Keywords: Weight averaging, domain generalization, transfer learning, updatable machine learning
TL;DR: We propose a three-stage strategy for domain generalization; pre-training on a large corpus, fine-tuning on the available training domains and then editing by interpolating towards weights trained on auxiliary datasets.
Abstract: The goal of domain generalization is to train models that generalize well to unseen domains. To this end, the typical strategy is two-stage: first pre-training the network on a large corpus, then fine-tuning on the task's training domains. If the pre-training dataset is large enough, this pre-training is efficient because it will contain samples related to the unseen domains.
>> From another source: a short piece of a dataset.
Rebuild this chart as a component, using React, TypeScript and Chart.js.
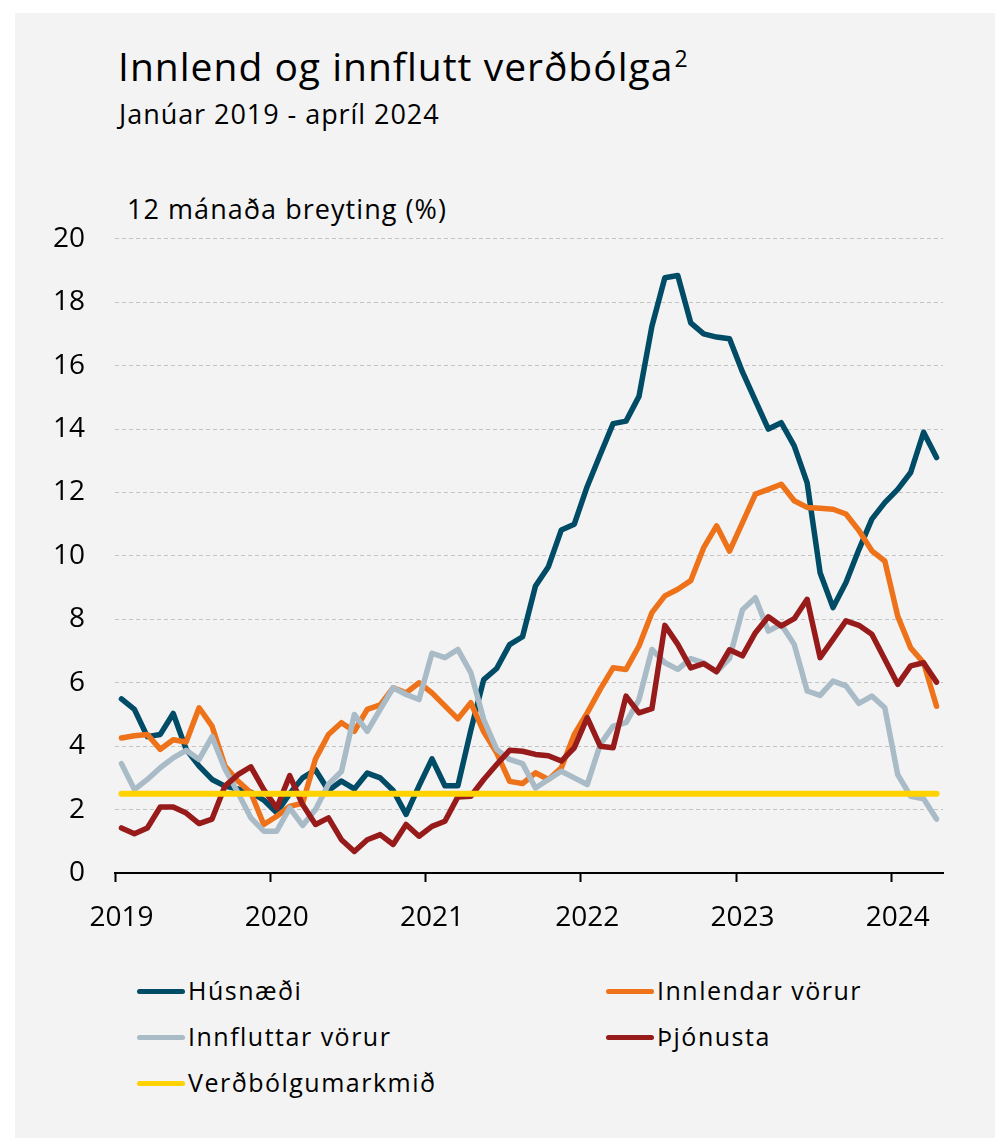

Yet, large pre-training is costly and possible only for a few large companies. Rather than trying to cover all kinds of test distributions during pre-training, we propose to add a third stage: editing the featurizer after fine-tuning. To this end, we interpolate the featurizer with auxiliary featurizers trained on auxiliary datasets. This merging via weight averaging edits the main featurizer by including the features mechanisms learned on the auxiliary datasets. Empirically, we show that this editing strategy improves the performance of existing state-of-the-art models on the DomainBed benchmark by adapting the featurizer to the test domain. We hope to encourage updatable approaches beyond the direct transfer learning strategy.